* _PROVIDED MATERIAL_:

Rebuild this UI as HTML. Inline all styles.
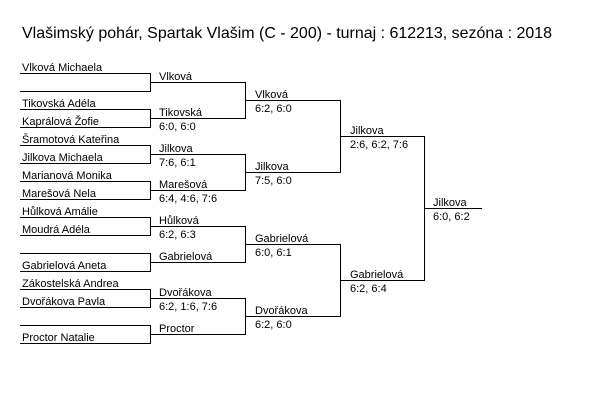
<!DOCTYPE html>
<html><head><meta charset="utf-8"><style>
html,body{margin:0;padding:0;background:#fff;width:604px;height:401px;overflow:hidden}
svg text{font-family:"Liberation Sans","DejaVu Sans",sans-serif;font-size:11px;fill:#000}
</style></head><body>
<svg width="604" height="401" viewBox="0 0 604 401" xmlns="http://www.w3.org/2000/svg">
<text x="22" y="38" style="font-size:16px" textLength="530" lengthAdjust="spacingAndGlyphs">Vlašimský pohár, Spartak Vlašim (C - 200) - turnaj : 612213, sezóna : 2018</text>
<g stroke="#000" stroke-width="1" fill="none" shape-rendering="crispEdges">
<!-- round 1 -->
<path d="M20 73.5H150.5V91.5H20"/>
<path d="M20 109.5H150.5V127.5H20"/>
<path d="M20 145.5H150.5V163.5H20"/>
<path d="M20 181.5H150.5V199.5H20"/>
<path d="M20 217.5H150.5V235.5H20"/>
<path d="M20 253.5H150.5V271.5H20"/>
<path d="M20 289.5H150.5V307.5H20"/>
<path d="M20 325.5H150.5V343.5H20"/>
<!-- round 2 -->
<path d="M150 82.5H245.5V118.5H150"/>
<path d="M150 154.5H245.5V190.5H150"/>
<path d="M150 226.5H245.5V262.5H150"/>
<path d="M150 298.5H245.5V334.5H150"/>
<!-- round 3 -->
<path d="M245 100.5H340.5V172.5H245"/>
<path d="M245 244.5H340.5V316.5H245"/>
<!-- round 4 -->
<path d="M340 136.5H424.5V280.5H340"/>
<path d="M424 208.5H482"/>
</g>
<g>
<text x="22" y="71">Vlková Michaela</text>
<text x="22" y="107">Tikovská Adéla</text>
<text x="22" y="125">Kaprálová Žofie</text>
<text x="22" y="143">Šramotová Kateřina</text>
<text x="22" y="161">Jilkova Michaela</text>
<text x="22" y="179">Marianová Monika</text>
<text x="22" y="197">Marešová Nela</text>
<text x="22" y="215">Hůlková Amálie</text>
<text x="22" y="233">Moudrá Adéla</text>
<text x="22" y="269">Gabrielová Aneta</text>
<text x="22" y="287">Zákostelská Andrea</text>
<text x="22" y="305">Dvořákova Pavla</text>
<text x="22" y="341">Proctor Natalie</text>

<text x="159" y="80">Vlková</text>
<text x="159" y="116">Tikovská</text><text x="159" y="130">6:0, 6:0</text>
<text x="159" y="152">Jilkova</text><text x="159" y="166">7:6, 6:1</text>
<text x="159" y="188">Marešová</text><text x="159" y="202">6:4, 4:6, 7:6</text>
<text x="159" y="224">Hůlková</text><text x="159" y="238">6:2, 6:3</text>
<text x="159" y="260">Gabrielová</text>
<text x="159" y="296">Dvořákova</text><text x="159" y="310">6:2, 1:6, 7:6</text>
<text x="159" y="332">Proctor</text>

<text x="255" y="98">Vlková</text><text x="255" y="112">6:2, 6:0</text>
<text x="255" y="170">Jilkova</text><text x="255" y="184">7:5, 6:0</text>
<text x="255" y="242">Gabrielová</text><text x="255" y="256">6:0, 6:1</text>
<text x="255" y="314">Dvořákova</text><text x="255" y="328">6:2, 6:0</text>

<text x="350" y="134">Jilkova</text><text x="350" y="148">2:6, 6:2, 7:6</text>
<text x="350" y="278">Gabrielová</text><text x="350" y="292">6:2, 6:4</text>

<text x="433" y="206">Jilkova</text><text x="433" y="220">6:0, 6:2</text>
</g>
</svg>
</body></html>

* _TASK INSTRUCTIONS_: Copy out the whole listing exactly, and don't carry over any pictures.

* _RESULT FOR THIS TASK_:
Rebuild this UI as HTML. Inline all styles.
<!DOCTYPE html>
<html><head><meta charset="utf-8"><style>
html,body{margin:0;padding:0;background:#fff;width:604px;height:401px;overflow:hidden}
svg text{font-family:"Liberation Sans","DejaVu Sans",sans-serif;font-size:11px;fill:#000}
</style></head><body>
<svg width="604" height="401" viewBox="0 0 604 401" xmlns="http://www.w3.org/2000/svg">
<text x="22" y="38" style="font-size:16px" textLength="530" lengthAdjust="spacingAndGlyphs">Vlašimský pohár, Spartak Vlašim (C - 200) - turnaj : 612213, sezóna : 2018</text>
<g stroke="#000" stroke-width="1" fill="none" shape-rendering="crispEdges">
<!-- round 1 -->
<path d="M20 73.5H150.5V91.5H20"/>
<path d="M20 109.5H150.5V127.5H20"/>
<path d="M20 145.5H150.5V163.5H20"/>
<path d="M20 181.5H150.5V199.5H20"/>
<path d="M20 217.5H150.5V235.5H20"/>
<path d="M20 253.5H150.5V271.5H20"/>
<path d="M20 289.5H150.5V307.5H20"/>
<path d="M20 325.5H150.5V343.5H20"/>
<!-- round 2 -->
<path d="M150 82.5H245.5V118.5H150"/>
<path d="M150 154.5H245.5V190.5H150"/>
<path d="M150 226.5H245.5V262.5H150"/>
<path d="M150 298.5H245.5V334.5H150"/>
<!-- round 3 -->
<path d="M245 100.5H340.5V172.5H245"/>
<path d="M245 244.5H340.5V316.5H245"/>
<!-- round 4 -->
<path d="M340 136.5H424.5V280.5H340"/>
<path d="M424 208.5H482"/>
</g>
<g>
<text x="22" y="71">Vlková Michaela</text>
<text x="22" y="107">Tikovská Adéla</text>
<text x="22" y="125">Kaprálová Žofie</text>
<text x="22" y="143">Šramotová Kateřina</text>
<text x="22" y="161">Jilkova Michaela</text>
<text x="22" y="179">Marianová Monika</text>
<text x="22" y="197">Marešová Nela</text>
<text x="22" y="215">Hůlková Amálie</text>
<text x="22" y="233">Moudrá Adéla</text>
<text x="22" y="269">Gabrielová Aneta</text>
<text x="22" y="287">Zákostelská Andrea</text>
<text x="22" y="305">Dvořákova Pavla</text>
<text x="22" y="341">Proctor Natalie</text>

<text x="159" y="80">Vlková</text>
<text x="159" y="116">Tikovská</text><text x="159" y="130">6:0, 6:0</text>
<text x="159" y="152">Jilkova</text><text x="159" y="166">7:6, 6:1</text>
<text x="159" y="188">Marešová</text><text x="159" y="202">6:4, 4:6, 7:6</text>
<text x="159" y="224">Hůlková</text><text x="159" y="238">6:2, 6:3</text>
<text x="159" y="260">Gabrielová</text>
<text x="159" y="296">Dvořákova</text><text x="159" y="310">6:2, 1:6, 7:6</text>
<text x="159" y="332">Proctor</text>

<text x="255" y="98">Vlková</text><text x="255" y="112">6:2, 6:0</text>
<text x="255" y="170">Jilkova</text><text x="255" y="184">7:5, 6:0</text>
<text x="255" y="242">Gabrielová</text><text x="255" y="256">6:0, 6:1</text>
<text x="255" y="314">Dvořákova</text><text x="255" y="328">6:2, 6:0</text>

<text x="350" y="134">Jilkova</text><text x="350" y="148">2:6, 6:2, 7:6</text>
<text x="350" y="278">Gabrielová</text><text x="350" y="292">6:2, 6:4</text>

<text x="433" y="206">Jilkova</text><text x="433" y="220">6:0, 6:2</text>
</g>
</svg>
</body></html>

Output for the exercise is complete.